- _THE TASK_: Reproduce exactly, with no pictures, each line from the opening of the material down through the line containing "(O) circle [radius=322];".

- _INFORMATION SHOWN_:
================

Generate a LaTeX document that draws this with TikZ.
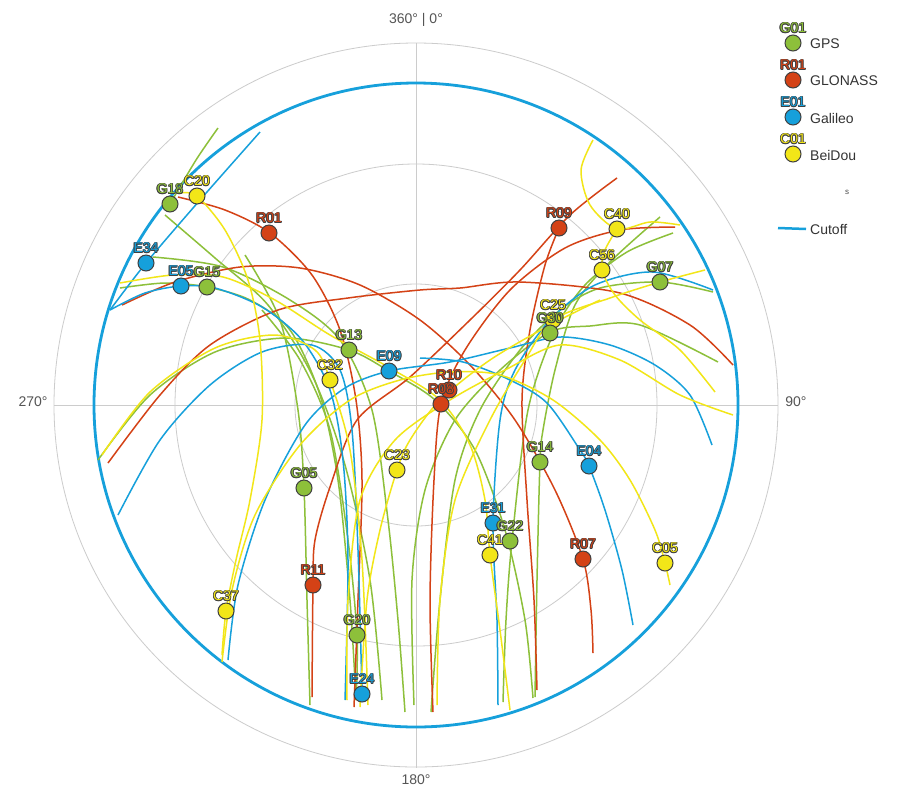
\documentclass[tikz,border=0pt]{standalone}
\usepackage{fontspec}
\setmainfont{Liberation Sans}
\usetikzlibrary{positioning}

\definecolor{gpsgreen}{RGB}{141,192,58}
\definecolor{glored}{RGB}{212,66,22}
\definecolor{galblue}{RGB}{22,160,219}
\definecolor{bdsyellow}{RGB}{242,230,24}
\definecolor{outline}{RGB}{64,64,64}
\definecolor{gridgray}{RGB}{204,204,204}
\definecolor{axisgray}{RGB}{85,85,85}

% marker with outlined label: name, text, colour, x, y
\newcommand\satmark[5]{%
  \node[satdot, fill=#3] (#1) at (#4,#5) {};
  \foreach \dx/\dy in {0.8/0,-0.8/0,0/0.8,0/-0.8,0.6/0.6,-0.6/0.6,0.6/-0.6,-0.6/-0.6}{
    \node[satlbl, text=outline, xshift=\dx pt, yshift=\dy pt] at ([yshift=15pt]#1.center) {#2};
  }
  \node[satlbl, text=#3] (#1-lbl) at ([yshift=15pt]#1.center) {#2};
}

\begin{document}
\begin{tikzpicture}[x=1pt,y=-1pt,
    gridline/.style={draw=gridgray, line width=0.8pt},
    axislbl/.style={text=axisgray, font=\fontsize{14}{14}\selectfont},
    satdot/.style={circle, draw=outline, line width=1pt, minimum size=16pt, inner sep=0pt},
    satlbl/.style={inner sep=0pt, font=\fontsize{14}{14}\selectfont},
    gpstrk/.style={draw=gpsgreen, line width=1.5pt},
    glotrk/.style={draw=glored, line width=1.5pt},
    galtrk/.style={draw=galblue, line width=1.5pt},
    bdstrk/.style={draw=bdsyellow, line width=1.5pt},
    legtxt/.style={anchor=west, inner sep=0pt, text=black!80, font=\fontsize{14}{14}\selectfont}]
\useasboundingbox (0,0) rectangle (905,807);
\fill[white] (0,0) rectangle (905,807);

% polar grid
\coordinate (O) at (416,405);
\foreach \r in {121,241,362}{
  \draw[gridline] (O) circle [radius=\r];
}
\draw[gridline] (416,43) -- (416,768);
\draw[gridline] (54,405) -- (778,405);

\node[axislbl] (north) at (416,20) {360° | 0°};
\node[axislbl] (east) at (796,402) {90°};
\node[axislbl] (south) at (416,780) {180°};
\node[axislbl] (west) at (33,402) {270°};

% cutoff
\draw[galblue, line width=2.8pt] (O) circle [radius=322];

% GPS tracks
\draw[gpstrk] plot[smooth] coordinates {(218,128) (196,160) (170,204)};
\draw[gpstrk] plot[smooth] coordinates {(165,215) (215,258) (268,305) (312,375) (345,465) (370,580) (382,700)};
\draw[gpstrk] plot[smooth] coordinates {(120,288) (165,283) (207,287) (250,300) (290,330) (320,395) (338,480) (350,600) (356,700)};
\draw[gpstrk] plot[smooth] coordinates {(98,460) (150,395) (215,352) (285,338) (349,350) (389,371) (435,400) (475,450) (505,530) (525,620) (533,698)};
\draw[gpstrk] plot[smooth] coordinates {(245,255) (280,320) (298,410) (304,488) (307,600) (310,705)};
\draw[gpstrk] plot[smooth] coordinates {(262,310) (300,360) (330,430) (348,540) (357,635) (356,700)};
\draw[gpstrk] plot[smooth] coordinates {(673,233) (627,252) (585,285) (555,330) (528,410) (512,541) (506,620) (503,702)};
\draw[gpstrk] plot[smooth] coordinates {(660,217) (610,262) (575,305) (555,370) (543,430) (540,462) (537,580) (535,697)};
\draw[gpstrk] plot[smooth] coordinates {(718,362) (640,325) (590,326) (550,332) (500,370) (455,420) (425,490) (412,580) (414,705)};
\draw[gpstrk] plot[smooth] coordinates {(713,292) (660,282) (600,288) (560,310) (520,350) (480,410) (455,480) (440,600) (431,712)};
\draw[gpstrk] plot[smooth] coordinates {(153,257) (223,267) (290,300) (340,340) (372,410) (388,520) (398,620) (405,712)};

% GLONASS tracks
\draw[glotrk] plot[smooth] coordinates {(178,197) (225,210) (270,233) (312,275) (340,330) (356,400) (362,480) (358,600) (354,707)};
\draw[glotrk] plot[smooth] coordinates {(122,305) (175,282) (240,267) (300,268) (360,285) (420,320) (470,365) (515,420) (555,490) (583,559) (591,610) (593,653)};
\draw[glotrk] plot[smooth] coordinates {(108,463) (160,395) (210,345) (278,310) (348,298) (420,290) (460,288) (520,282) (620,293) (690,325) (733,365)};
\draw[glotrk] plot[smooth] coordinates {(675,227) (620,230) (565,248) (510,290) (465,350) (441,404) (434,480) (430,600) (433,712)};
\draw[glotrk] plot[smooth] coordinates {(617,178) (570,215) (520,270) (470,320) (410,377) (357,420) (330,487) (315,540) (313,585) (312,697)};
\draw[glotrk] plot[smooth] coordinates {(559,228) (545,265) (530,330) (522,400) (527,500) (534,600) (537,690)};

% Galileo tracks
\draw[galtrk] plot[smooth] coordinates {(260,132) (200,200) (146,263) (110,310)};
\draw[galtrk] plot[smooth] coordinates {(110,310) (145,293) (181,286) (215,288) (262,307) (302,340) (330,390) (343,460) (348,560) (345,700)};
\draw[galtrk] plot[smooth] coordinates {(228,660) (238,585) (265,500) (305,425) (345,388) (389,371) (450,362) (510,348) (560,337) (610,345) (655,365) (690,395) (712,445)};
\draw[galtrk] plot[smooth] coordinates {(420,358) (463,362) (510,380) (547,403) (580,450) (589,466) (605,510) (622,570) (633,625)};
\draw[galtrk] plot[smooth] coordinates {(713,290) (653,272) (595,285) (550,320) (515,370) (500,420) (493,523) (497,620) (498,705)};
\draw[galtrk] plot[smooth] coordinates {(118,515) (160,440) (210,385) (262,352) (312,345) (340,370) (352,430) (358,550) (362,694)};

% BeiDou tracks
\draw[bdstrk] plot[smooth] coordinates {(180,193) (197,196) (225,230) (248,280) (260,340) (262,420) (250,500) (236,560) (226,611) (222,655)};
\draw[bdstrk] plot[smooth] coordinates {(222,662) (232,590) (255,515) (300,445) (350,400) (400,380) (450,372) (500,375) (553,400) (600,440) (630,480) (655,530) (665,563) (670,585)};
\draw[bdstrk] plot[smooth] coordinates {(102,455) (150,392) (215,348) (275,335) (315,350) (330,380) (350,450) (362,560) (368,705)};
\draw[bdstrk] plot[smooth] coordinates {(600,300) (550,325) (490,360) (440,400) (410,440) (397,470) (380,530) (367,600) (360,707)};
\draw[bdstrk] plot[smooth] coordinates {(120,283) (173,275) (223,277) (275,300) (330,335) (390,368) (440,400) (470,445) (485,500) (490,555) (500,630) (510,710)};
\draw[bdstrk] plot[smooth] coordinates {(593,140) (581,170) (590,205) (617,229) (650,222) (680,225)};
\draw[bdstrk] plot[smooth] coordinates {(617,229) (605,250) (602,270) (615,295) (640,320) (680,350) (715,392)};
\draw[bdstrk] plot[smooth] coordinates {(437,705) (440,600) (455,500) (490,420) (525,360) (553,320) (610,298) (660,282) (705,270)};
\draw[bdstrk] plot[smooth] coordinates {(347,700) (348,600) (360,500) (395,440) (450,400) (505,370) (560,345) (620,360) (680,395) (733,415)};

% satellites
\satmark{G18}{G18}{gpsgreen}{170}{204}
\satmark{C20}{C20}{bdsyellow}{197}{196}
\satmark{R01}{R01}{glored}{269}{233}
\satmark{E34}{E34}{galblue}{146}{263}
\satmark{E05}{E05}{galblue}{181}{286}
\satmark{G15}{G15}{gpsgreen}{207}{287}
\satmark{G13}{G13}{gpsgreen}{349}{350}
\satmark{C32}{C32}{bdsyellow}{330}{380}
\satmark{E09}{E09}{galblue}{389}{371}
\satmark{R10}{R10}{glored}{449}{390}
\satmark{R08}{R08}{glored}{441}{404}
\satmark{C23}{C23}{bdsyellow}{397}{470}
\satmark{G05}{G05}{gpsgreen}{304}{488}
\satmark{R11}{R11}{glored}{313}{585}
\satmark{C37}{C37}{bdsyellow}{226}{611}
\satmark{G20}{G20}{gpsgreen}{357}{635}
\satmark{E24}{E24}{galblue}{362}{694}
\satmark{E31}{E31}{galblue}{493}{523}
\satmark{G22}{G22}{gpsgreen}{510}{541}
\satmark{C41}{C41}{bdsyellow}{490}{555}
\satmark{G14}{G14}{gpsgreen}{540}{462}
\satmark{E04}{E04}{galblue}{589}{466}
\satmark{R07}{R07}{glored}{583}{559}
\satmark{C05}{C05}{bdsyellow}{665}{563}
\satmark{C25}{C25}{bdsyellow}{553}{320}
\satmark{G30}{G30}{gpsgreen}{550}{333}
\satmark{R09}{R09}{glored}{559}{228}
\satmark{C40}{C40}{bdsyellow}{617}{229}
\satmark{C56}{C56}{bdsyellow}{602}{270}
\satmark{G07}{G07}{gpsgreen}{660}{282}

% legend
\satmark{keyG}{G01}{gpsgreen}{793}{43}
\node[legtxt] (keyG-txt) at (810,44) {GPS};
\satmark{keyR}{R01}{glored}{793}{80}
\node[legtxt] (keyR-txt) at (810,81) {GLONASS};
\satmark{keyE}{E01}{galblue}{793}{117}
\node[legtxt] (keyE-txt) at (810,118) {Galileo};
\satmark{keyC}{C01}{bdsyellow}{793}{154}
\node[legtxt] (keyC-txt) at (810,155) {BeiDou};
\node[inner sep=0pt, text=black!70, font=\fontsize{8}{8}\selectfont] (stray) at (847,192) {s};
\coordinate (keyL) at (778,228);
\node[legtxt] (keyL-txt) at (810,229) {Cutoff};
\draw[galblue, line width=2.5pt] (keyL) -- ([xshift=-4pt]keyL-txt.west);
\end{tikzpicture}
\end{document}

================

- _COMPLETED EXERCISE_:
Generate a LaTeX document that draws this with TikZ.
\documentclass[tikz,border=0pt]{standalone}
\usepackage{fontspec}
\setmainfont{Liberation Sans}
\usetikzlibrary{positioning}

\definecolor{gpsgreen}{RGB}{141,192,58}
\definecolor{glored}{RGB}{212,66,22}
\definecolor{galblue}{RGB}{22,160,219}
\definecolor{bdsyellow}{RGB}{242,230,24}
\definecolor{outline}{RGB}{64,64,64}
\definecolor{gridgray}{RGB}{204,204,204}
\definecolor{axisgray}{RGB}{85,85,85}

% marker with outlined label: name, text, colour, x, y
\newcommand\satmark[5]{%
  \node[satdot, fill=#3] (#1) at (#4,#5) {};
  \foreach \dx/\dy in {0.8/0,-0.8/0,0/0.8,0/-0.8,0.6/0.6,-0.6/0.6,0.6/-0.6,-0.6/-0.6}{
    \node[satlbl, text=outline, xshift=\dx pt, yshift=\dy pt] at ([yshift=15pt]#1.center) {#2};
  }
  \node[satlbl, text=#3] (#1-lbl) at ([yshift=15pt]#1.center) {#2};
}

\begin{document}
\begin{tikzpicture}[x=1pt,y=-1pt,
    gridline/.style={draw=gridgray, line width=0.8pt},
    axislbl/.style={text=axisgray, font=\fontsize{14}{14}\selectfont},
    satdot/.style={circle, draw=outline, line width=1pt, minimum size=16pt, inner sep=0pt},
    satlbl/.style={inner sep=0pt, font=\fontsize{14}{14}\selectfont},
    gpstrk/.style={draw=gpsgreen, line width=1.5pt},
    glotrk/.style={draw=glored, line width=1.5pt},
    galtrk/.style={draw=galblue, line width=1.5pt},
    bdstrk/.style={draw=bdsyellow, line width=1.5pt},
    legtxt/.style={anchor=west, inner sep=0pt, text=black!80, font=\fontsize{14}{14}\selectfont}]
\useasboundingbox (0,0) rectangle (905,807);
\fill[white] (0,0) rectangle (905,807);

% polar grid
\coordinate (O) at (416,405);
\foreach \r in {121,241,362}{
  \draw[gridline] (O) circle [radius=\r];
}
\draw[gridline] (416,43) -- (416,768);
\draw[gridline] (54,405) -- (778,405);

\node[axislbl] (north) at (416,20) {360° | 0°};
\node[axislbl] (east) at (796,402) {90°};
\node[axislbl] (south) at (416,780) {180°};
\node[axislbl] (west) at (33,402) {270°};

% cutoff
\draw[galblue, line width=2.8pt] (O) circle [radius=322];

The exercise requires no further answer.